Todo comenzó con una tos persistente, un detalle a veces insignificante -pero no fue este el caso- en la vida de un hombre joven, que acude al gimnasio, acostumbrado a ignorar las señales de su cuerpo.
“Pensé que era el polvo de la ciudad, el estrés, los baños bajo aguaceros, cualquier cosa menos esto”, confesó, mientras sus dedos acariciaban nerviosos el borde de la mesa. Sus ojos, sin embargo, delataban el miedo que las palabras no logran expresar. El diagnóstico llegó tarde: el tumor, agresivo, ya había comenzado a extenderse. “Si hubiera sabido…”, murmura, dejando la frase en el aire, incompleta, como tantos de sus sueños.

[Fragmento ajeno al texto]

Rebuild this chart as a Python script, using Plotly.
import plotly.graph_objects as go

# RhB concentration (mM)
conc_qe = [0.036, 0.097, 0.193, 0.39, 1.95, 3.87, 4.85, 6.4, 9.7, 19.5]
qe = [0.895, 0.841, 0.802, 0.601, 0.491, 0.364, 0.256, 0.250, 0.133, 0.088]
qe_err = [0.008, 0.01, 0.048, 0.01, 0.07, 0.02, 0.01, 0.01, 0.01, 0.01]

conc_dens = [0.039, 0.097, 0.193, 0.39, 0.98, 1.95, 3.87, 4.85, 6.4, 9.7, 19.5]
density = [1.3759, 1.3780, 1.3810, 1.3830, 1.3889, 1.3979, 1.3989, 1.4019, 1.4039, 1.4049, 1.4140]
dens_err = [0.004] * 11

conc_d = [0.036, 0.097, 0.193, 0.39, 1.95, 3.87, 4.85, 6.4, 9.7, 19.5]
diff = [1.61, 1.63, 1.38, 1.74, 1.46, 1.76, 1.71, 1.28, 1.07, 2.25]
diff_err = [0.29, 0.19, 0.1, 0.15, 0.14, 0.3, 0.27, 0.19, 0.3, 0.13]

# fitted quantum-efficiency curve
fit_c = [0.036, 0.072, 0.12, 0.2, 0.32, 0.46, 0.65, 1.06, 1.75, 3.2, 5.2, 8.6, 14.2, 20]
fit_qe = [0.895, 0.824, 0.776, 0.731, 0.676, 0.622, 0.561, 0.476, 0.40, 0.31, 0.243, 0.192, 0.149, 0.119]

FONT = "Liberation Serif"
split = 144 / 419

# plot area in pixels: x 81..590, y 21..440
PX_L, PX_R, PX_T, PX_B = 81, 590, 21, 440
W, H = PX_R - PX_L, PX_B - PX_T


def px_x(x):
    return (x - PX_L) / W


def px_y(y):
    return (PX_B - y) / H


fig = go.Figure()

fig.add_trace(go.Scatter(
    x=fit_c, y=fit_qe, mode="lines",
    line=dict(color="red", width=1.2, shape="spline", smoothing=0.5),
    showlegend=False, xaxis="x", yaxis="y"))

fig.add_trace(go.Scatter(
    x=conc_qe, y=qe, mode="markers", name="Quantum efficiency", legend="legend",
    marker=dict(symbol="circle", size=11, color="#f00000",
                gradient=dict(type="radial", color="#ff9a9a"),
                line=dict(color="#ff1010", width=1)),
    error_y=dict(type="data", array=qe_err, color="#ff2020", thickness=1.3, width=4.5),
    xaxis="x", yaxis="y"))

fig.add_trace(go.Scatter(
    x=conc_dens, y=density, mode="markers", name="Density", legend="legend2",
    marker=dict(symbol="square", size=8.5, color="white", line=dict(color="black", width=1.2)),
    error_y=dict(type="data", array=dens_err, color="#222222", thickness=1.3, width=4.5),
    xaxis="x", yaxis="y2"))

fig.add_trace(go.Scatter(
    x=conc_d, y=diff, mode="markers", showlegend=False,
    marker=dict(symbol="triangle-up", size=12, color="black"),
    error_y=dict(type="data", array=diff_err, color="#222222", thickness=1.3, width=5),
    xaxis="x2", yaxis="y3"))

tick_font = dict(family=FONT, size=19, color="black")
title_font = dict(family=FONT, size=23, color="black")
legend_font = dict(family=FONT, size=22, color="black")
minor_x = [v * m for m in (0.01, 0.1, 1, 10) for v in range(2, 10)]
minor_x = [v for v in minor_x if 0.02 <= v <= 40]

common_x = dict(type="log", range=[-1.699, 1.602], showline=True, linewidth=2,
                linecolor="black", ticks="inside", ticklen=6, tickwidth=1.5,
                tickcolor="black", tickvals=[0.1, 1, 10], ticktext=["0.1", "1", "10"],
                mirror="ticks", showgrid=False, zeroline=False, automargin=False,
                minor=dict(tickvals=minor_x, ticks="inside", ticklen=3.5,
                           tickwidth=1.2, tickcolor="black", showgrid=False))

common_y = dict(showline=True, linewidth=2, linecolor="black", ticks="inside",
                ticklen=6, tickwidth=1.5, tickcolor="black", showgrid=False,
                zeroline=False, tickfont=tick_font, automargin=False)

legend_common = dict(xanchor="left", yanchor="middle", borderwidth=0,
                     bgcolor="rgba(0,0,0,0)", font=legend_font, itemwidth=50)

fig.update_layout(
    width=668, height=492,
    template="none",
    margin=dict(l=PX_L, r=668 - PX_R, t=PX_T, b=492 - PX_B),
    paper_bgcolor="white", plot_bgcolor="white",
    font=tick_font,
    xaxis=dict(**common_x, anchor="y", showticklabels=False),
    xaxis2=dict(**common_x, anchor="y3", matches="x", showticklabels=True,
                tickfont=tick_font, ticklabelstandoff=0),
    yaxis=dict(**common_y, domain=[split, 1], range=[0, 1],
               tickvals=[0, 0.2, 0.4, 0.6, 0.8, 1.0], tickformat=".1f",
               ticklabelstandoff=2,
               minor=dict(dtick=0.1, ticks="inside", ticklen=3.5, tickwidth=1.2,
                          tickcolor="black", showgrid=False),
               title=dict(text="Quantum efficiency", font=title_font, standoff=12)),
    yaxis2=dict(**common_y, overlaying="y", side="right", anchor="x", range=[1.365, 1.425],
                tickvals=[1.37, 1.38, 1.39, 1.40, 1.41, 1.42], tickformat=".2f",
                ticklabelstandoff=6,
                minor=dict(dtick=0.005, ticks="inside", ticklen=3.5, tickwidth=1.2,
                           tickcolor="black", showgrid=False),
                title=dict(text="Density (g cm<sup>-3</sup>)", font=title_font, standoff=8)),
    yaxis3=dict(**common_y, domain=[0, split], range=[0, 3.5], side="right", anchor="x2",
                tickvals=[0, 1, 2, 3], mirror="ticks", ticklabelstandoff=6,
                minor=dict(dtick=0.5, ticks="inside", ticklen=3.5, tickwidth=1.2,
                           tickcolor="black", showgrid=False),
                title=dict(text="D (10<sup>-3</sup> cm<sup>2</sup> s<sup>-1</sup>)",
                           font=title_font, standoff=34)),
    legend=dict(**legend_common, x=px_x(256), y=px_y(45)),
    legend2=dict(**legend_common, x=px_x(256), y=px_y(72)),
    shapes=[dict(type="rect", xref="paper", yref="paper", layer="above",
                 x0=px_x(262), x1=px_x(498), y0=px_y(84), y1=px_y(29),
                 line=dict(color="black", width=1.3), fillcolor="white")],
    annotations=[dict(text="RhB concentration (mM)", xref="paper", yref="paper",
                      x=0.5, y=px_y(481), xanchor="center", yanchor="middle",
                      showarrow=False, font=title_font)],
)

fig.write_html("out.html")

Alejandro no quiere ser un número más en las estadísticas. Pide anonimato porque, aunque sabe que su historia podría ayudar a otros, aún lucha contra la culpa, contra los “¿por qué no dejé esto antes?”.
Su familia -una madre que llora en secreto, una esposa que lo mira con impotencia y una pequeña de dos años de edad- ha sido su sostén, pero también su mayor dolor: “Ver sufrir a mi mamá, a mi esposa, y pensar que quizás no pueda ver a mi hija crecer, es peor que el dolor físico”, dijo.
Los tratamientos son agotadores. La quimioterapia lo debilita, pero no su fuerza interior. Entre sesiones, recuerda su vida antes de la enfermedad: los tiempos de estudiante en la Universidad de Oriente, las risas compartidas en el malecón, las salidas entre compañeros a las fiestas. Ahora, cada respiro es un triunfo. “Aprendí demasiado tarde que la vida no es solo vivir, sino cuidar lo que te permite vivirla”, comentó, con una lucidez que duele.
A veces, cierra los ojos y se imagina caminando por la playa, sintiendo el viento, libre. Pero al abrirlos, la realidad lo golpea: un futuro que se desvanece como el humo de sus cigarrillos.
“Al principio fumaba por caer bien en el grupo de amigos, luego para calmarme, para pensar, y se convirtió en un vicio que es imposible dejar. Quise hacerlo, pero no pude, fue más fuerte que yo”, expresó.
Él sabe que el reloj no se detiene. Lo que más le duele no es la enfermedad, sino todo lo que podría perderse: los abrazos de su madre, los besos de su pequeña y su crecimiento, el amor de su compañera de vida. “El cáncer no solo mata el cuerpo, también mata los sueños”.
Fue complicado convencerlo para que contase su historia, pero lo que lo motivó fue que así estaría dando un mensaje a los jóvenes que subestiman el peligro del cigarro. “No crean que a ustedes no les pasará. El cáncer no elige, llega sin avisar”.
Mientras la ciudad más hospitalaria de la Isla, vive unos meses intensos de verano, Alejandro enciende un cigarro imaginario entre sus dedos y lo apaga con un suspiro. Esta vez, no hay humo. Solo el silencio, testigo de una batalla que, contra todo pronóstico, aún no termina.